For a current course I am taking, we are using a remote computer to run our code (It's a four node cluster, programming with MPI and C++).

I am coding locally on my MacBook and I'm looking for a good way to keep my local code up to date on the cluster.

The way I was doing it was to have a terminal open for running SCP to copy the directory, and another terminal that was SSH-ed into the cluster for making and running my code.

This seems less than optimal for me. Is there a way that I could automate the sending of the files to the cluster when they are modified? Or is there an IDE (XCode, if possible) that will allow me to this?

Or am I stuck with the one-line command to move everything? I am currently using TextMate to write the code. I have never picked up EMacs or Vim. Thanks.

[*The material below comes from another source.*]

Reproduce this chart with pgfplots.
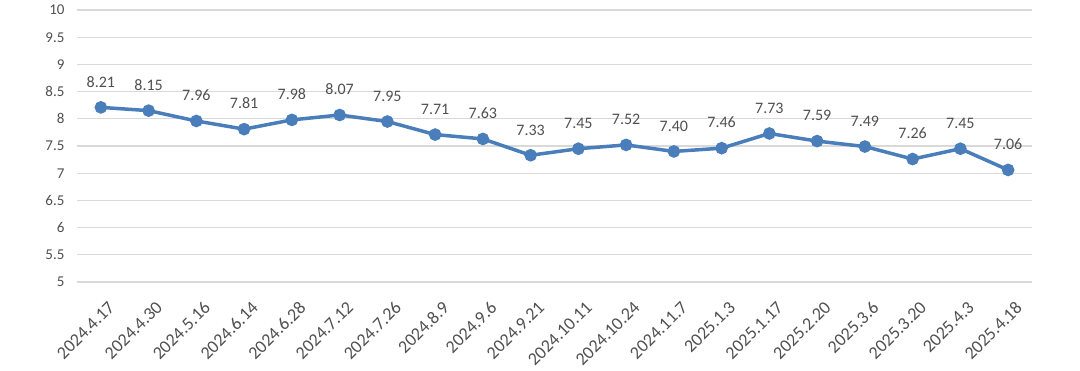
\documentclass[border=0pt]{standalone}
\usepackage{pgfplots}
\pgfplotsset{compat=1.18}
\usepackage{fontspec}
\setmainfont{Carlito}
\definecolor{linec}{RGB}{74,126,187}
\definecolor{txt}{RGB}{80,80,80}
\definecolor{gridc}{RGB}{217,217,217}
\begin{document}
\begin{tikzpicture}
\begin{axis}[
  at={(0,0)}, anchor=south west,
  scale only axis, width=955bp, height=272bp,
  xmin=-0.5, xmax=19.5, ymin=5, ymax=10,
  ytick={5,5.5,...,10},
  xtick={0,...,19},
  xticklabels={2024.4.17,2024.4.30,2024.5.16,2024.6.14,2024.6.28,2024.7.12,2024.7.26,2024.8.9,2024.9.6,2024.9.21,2024.10.11,2024.10.24,2024.11.7,2025.1.3,2025.1.17,2025.2.20,2025.3.6,2025.3.20,2025.4.3,2025.4.18},
  axis line style={draw=none},
  major tick length=0pt,
  ymajorgrids, grid style={gridc, line width=1.2bp},
  /pgf/number format/assume math mode=true,
  yticklabel style={font=\fontsize{15bp}{17bp}\selectfont, text=txt, xshift=-9bp},
  xticklabel style={font=\fontsize{18bp}{20bp}\selectfont, text=txt, rotate=45, anchor=north east, xshift=-5bp, yshift=-14bp},
  nodes near coords={\pgfmathprintnumber[fixed,zerofill,precision=2]{\pgfplotspointmeta}},
  every node near coord/.append style={font=\fontsize{16bp}{18bp}\selectfont, text=txt, anchor=south, yshift=15bp},
  clip=false,
]
\addplot[color=linec, line width=3.5bp, mark=*, mark size=4.5bp, mark options={fill=linec, draw=linec}] coordinates {
(0,8.21) (1,8.15) (2,7.96) (3,7.81) (4,7.98) (5,8.07) (6,7.95) (7,7.71) (8,7.63) (9,7.33)
(10,7.45) (11,7.52) (12,7.40) (13,7.46) (14,7.73) (15,7.59) (16,7.49) (17,7.26) (18,7.45) (19,7.06)
};
\end{axis}
\pgfresetboundingbox
\path (-77bp,-89bp) rectangle (1003bp,282bp);
\end{tikzpicture}
\end{document}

EDIT: SVN is installed on the cluster, so I will be using that. It's good to know about rsync though! Thanks all

+5  A: 

Your best option, other than a distributed version control, is using rsync over ssh. I keep a couple of machines in sync by doing the following on each one:

rsync -urltv --delete -e ssh /src.dir othermachine:/src.dir

You mentioned using a MacBook - rsync is on Mac OS X. As far as I know, it didn't need to be installed extra. And the beauty of rsync is that it looks for modifications and only copies modified files over. It doesn't do merging of simultaneous modifications like a distributed version control system would, but if you're like me where you do some work on your laptop then some work on your desktop, rsync is the best way to send all the changed files (and only the changed files) from one to the other when you switch modes.

Paul Tomblin
Does rsync run on my comp only? I'm just wondering in case I don't have access to rsync on the cluster.
phsr
No, you need rsync at both ends of the ssh tunnel. This is very common however so I would definitely suck it and see.
Evan
I'll have to check this when I get home. One more question, does rsync look for modifications?
phsr
Yes, rsync does incremental backups.
Wadih M.
+5  A: 

If you can use rsync, that would probably be the best way.

Would using sshfs to (fuse) mount the remote folder(s) be an option? You could either edit the files directly, or use rsync, unison or any folder to folder synchronisation tool then.

Evan
+2  A: 

I know that's not the answer you know but you can setup an SVN or CVS server, which would be so much easier.

Otherwise I'd go for rsync.

dr. evil
A: 

Probably not what you're looking for, but you should have a look at a DSCM like git:

  1. create a repository in the remote server.
  2. clone it to your development machine using ssh.
  3. add / modify code
  4. use commit and push (again, over ssh) to merge the changes.
jcinacio
A: 

Even better than rsync is the Unison file synchronizer, which will allow you to make changes at either end and will detect and help resolve any conflicts. It works over ssh.